▶ Task goal
Copy out exactly the lines from the start of the data to the line containing "plt.rcParams['font.family'] = ['Liberation". Include both.

-------- Excerpted data --------

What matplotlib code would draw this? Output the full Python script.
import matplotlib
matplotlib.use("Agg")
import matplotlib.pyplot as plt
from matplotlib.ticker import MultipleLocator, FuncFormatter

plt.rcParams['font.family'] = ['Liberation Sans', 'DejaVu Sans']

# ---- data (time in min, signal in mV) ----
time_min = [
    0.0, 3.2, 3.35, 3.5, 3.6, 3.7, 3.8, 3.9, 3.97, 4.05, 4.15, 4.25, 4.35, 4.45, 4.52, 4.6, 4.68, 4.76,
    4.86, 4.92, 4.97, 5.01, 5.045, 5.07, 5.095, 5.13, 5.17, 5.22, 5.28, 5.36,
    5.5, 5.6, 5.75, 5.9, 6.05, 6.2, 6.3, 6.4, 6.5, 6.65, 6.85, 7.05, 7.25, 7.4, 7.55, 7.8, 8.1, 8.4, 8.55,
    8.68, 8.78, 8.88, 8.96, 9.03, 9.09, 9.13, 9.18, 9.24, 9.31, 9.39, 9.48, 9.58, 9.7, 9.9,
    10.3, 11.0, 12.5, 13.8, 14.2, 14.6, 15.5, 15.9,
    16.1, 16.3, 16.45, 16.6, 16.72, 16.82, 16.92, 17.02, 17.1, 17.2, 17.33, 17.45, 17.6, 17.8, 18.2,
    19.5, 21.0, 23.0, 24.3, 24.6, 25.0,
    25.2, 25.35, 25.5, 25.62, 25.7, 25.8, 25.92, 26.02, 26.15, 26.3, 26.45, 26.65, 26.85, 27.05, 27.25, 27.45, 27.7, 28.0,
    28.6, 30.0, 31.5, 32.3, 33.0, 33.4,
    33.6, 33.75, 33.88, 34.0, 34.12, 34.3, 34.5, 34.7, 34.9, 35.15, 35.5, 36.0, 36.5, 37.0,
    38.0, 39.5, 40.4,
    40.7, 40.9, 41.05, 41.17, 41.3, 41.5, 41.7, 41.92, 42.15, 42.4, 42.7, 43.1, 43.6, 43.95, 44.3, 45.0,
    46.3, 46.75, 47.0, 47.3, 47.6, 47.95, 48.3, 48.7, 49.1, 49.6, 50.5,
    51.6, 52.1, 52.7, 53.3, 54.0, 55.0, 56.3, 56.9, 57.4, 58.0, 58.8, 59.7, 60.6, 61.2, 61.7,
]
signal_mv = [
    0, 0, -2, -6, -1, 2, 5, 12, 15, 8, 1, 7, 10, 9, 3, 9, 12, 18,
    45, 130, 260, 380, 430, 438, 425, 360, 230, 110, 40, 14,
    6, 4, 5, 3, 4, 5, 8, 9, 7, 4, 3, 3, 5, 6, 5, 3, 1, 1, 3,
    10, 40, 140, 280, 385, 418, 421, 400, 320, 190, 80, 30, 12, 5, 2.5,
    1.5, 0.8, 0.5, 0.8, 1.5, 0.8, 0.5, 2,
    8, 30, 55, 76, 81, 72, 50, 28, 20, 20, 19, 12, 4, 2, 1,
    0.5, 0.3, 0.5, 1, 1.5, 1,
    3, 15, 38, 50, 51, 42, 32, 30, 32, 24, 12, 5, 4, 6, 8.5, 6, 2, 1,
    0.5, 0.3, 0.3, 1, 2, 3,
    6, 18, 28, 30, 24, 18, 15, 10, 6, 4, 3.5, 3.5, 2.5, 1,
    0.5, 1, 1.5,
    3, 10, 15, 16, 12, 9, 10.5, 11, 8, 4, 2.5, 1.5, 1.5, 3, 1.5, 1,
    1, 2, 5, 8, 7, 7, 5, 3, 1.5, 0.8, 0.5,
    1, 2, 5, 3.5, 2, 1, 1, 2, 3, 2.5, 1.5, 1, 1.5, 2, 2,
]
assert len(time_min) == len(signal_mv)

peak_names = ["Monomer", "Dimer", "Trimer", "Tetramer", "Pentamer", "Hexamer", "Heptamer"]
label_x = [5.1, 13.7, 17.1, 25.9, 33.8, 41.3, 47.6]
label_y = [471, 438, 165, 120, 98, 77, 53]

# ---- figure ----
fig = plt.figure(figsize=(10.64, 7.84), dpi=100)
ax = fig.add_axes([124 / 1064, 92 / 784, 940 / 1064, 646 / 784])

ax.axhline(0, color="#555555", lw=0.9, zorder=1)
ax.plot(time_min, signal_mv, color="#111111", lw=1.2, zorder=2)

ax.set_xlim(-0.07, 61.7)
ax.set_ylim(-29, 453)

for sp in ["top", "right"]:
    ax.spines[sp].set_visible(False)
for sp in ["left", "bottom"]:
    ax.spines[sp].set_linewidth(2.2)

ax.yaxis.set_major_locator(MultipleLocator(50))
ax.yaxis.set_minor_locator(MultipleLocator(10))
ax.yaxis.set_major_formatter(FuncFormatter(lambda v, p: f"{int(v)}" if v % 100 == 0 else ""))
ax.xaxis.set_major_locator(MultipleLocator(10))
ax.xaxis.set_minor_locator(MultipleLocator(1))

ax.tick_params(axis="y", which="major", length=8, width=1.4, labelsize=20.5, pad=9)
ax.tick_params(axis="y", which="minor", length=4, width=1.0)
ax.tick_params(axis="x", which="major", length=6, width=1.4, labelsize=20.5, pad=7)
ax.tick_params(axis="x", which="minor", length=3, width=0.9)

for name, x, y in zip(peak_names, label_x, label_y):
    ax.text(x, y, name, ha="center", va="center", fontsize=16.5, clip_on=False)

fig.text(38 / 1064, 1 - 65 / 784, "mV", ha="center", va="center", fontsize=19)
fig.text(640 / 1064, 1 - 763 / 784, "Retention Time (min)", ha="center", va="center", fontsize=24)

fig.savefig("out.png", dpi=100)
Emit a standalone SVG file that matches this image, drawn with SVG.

--------

▶ Final result
What matplotlib code would draw this? Output the full Python script.
import matplotlib
matplotlib.use("Agg")
import matplotlib.pyplot as plt
from matplotlib.ticker import MultipleLocator, FuncFormatter

plt.rcParams['font.family'] = ['Liberation Sans', 'DejaVu Sans']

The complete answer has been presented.